### Data excerpt ###

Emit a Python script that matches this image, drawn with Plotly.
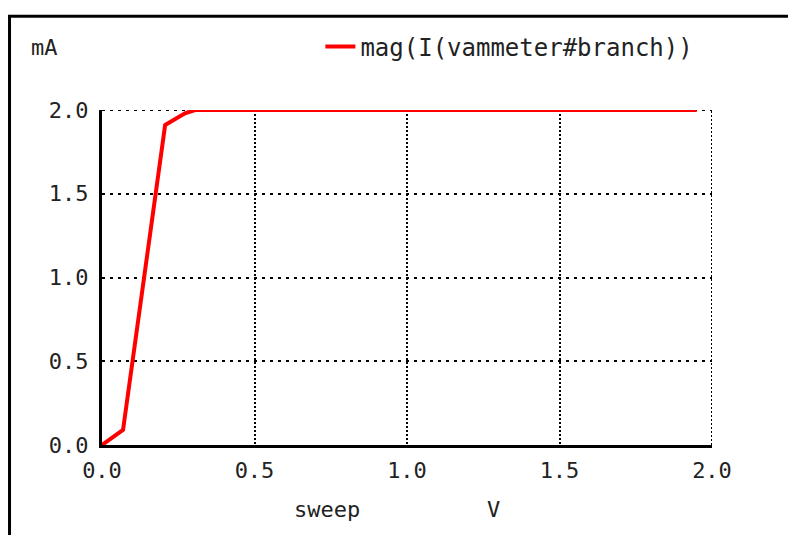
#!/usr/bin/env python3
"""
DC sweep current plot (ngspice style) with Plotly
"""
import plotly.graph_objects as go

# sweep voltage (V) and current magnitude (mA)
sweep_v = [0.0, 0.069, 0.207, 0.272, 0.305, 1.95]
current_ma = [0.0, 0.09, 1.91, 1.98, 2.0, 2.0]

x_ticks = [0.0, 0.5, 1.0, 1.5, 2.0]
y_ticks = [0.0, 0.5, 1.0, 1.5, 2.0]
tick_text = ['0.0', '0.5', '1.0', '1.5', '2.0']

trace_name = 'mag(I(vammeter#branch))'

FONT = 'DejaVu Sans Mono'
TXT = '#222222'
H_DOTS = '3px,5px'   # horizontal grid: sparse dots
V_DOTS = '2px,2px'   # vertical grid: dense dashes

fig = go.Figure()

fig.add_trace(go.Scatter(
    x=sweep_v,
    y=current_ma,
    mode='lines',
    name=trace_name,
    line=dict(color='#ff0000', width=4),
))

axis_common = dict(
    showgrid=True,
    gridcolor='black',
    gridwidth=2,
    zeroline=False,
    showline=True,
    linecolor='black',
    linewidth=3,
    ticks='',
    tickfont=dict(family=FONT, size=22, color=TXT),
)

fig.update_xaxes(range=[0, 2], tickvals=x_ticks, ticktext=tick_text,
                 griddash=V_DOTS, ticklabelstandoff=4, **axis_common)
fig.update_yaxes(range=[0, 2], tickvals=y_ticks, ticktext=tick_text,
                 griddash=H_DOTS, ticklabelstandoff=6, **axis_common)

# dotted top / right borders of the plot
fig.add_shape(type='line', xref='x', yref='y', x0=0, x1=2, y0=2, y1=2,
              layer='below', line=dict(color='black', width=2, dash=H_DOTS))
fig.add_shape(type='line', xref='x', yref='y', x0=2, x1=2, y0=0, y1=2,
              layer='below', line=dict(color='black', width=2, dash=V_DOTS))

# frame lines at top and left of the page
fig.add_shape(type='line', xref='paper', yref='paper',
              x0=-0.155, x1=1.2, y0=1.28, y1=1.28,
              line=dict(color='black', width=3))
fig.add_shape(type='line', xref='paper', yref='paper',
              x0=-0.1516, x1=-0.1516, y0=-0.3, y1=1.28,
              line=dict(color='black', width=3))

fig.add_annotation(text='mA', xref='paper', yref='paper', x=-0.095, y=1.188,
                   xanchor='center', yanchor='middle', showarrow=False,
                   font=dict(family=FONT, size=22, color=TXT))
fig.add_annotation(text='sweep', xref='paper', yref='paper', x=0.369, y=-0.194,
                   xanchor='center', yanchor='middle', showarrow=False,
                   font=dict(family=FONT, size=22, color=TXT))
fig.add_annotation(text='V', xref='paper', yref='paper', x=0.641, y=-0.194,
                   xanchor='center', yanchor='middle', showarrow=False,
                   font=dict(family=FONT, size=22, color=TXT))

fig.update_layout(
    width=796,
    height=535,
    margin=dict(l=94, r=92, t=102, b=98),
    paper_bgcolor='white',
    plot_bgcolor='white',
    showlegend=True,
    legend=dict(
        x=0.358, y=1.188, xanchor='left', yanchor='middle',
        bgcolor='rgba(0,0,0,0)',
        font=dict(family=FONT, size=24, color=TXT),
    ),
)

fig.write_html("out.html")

###

### Your task
Out of the material above, select every line that holds the string "with".

### Answer to this exercise
Emit a Python script that matches this image, drawn with Plotly.
DC sweep current plot (ngspice style) with Plotly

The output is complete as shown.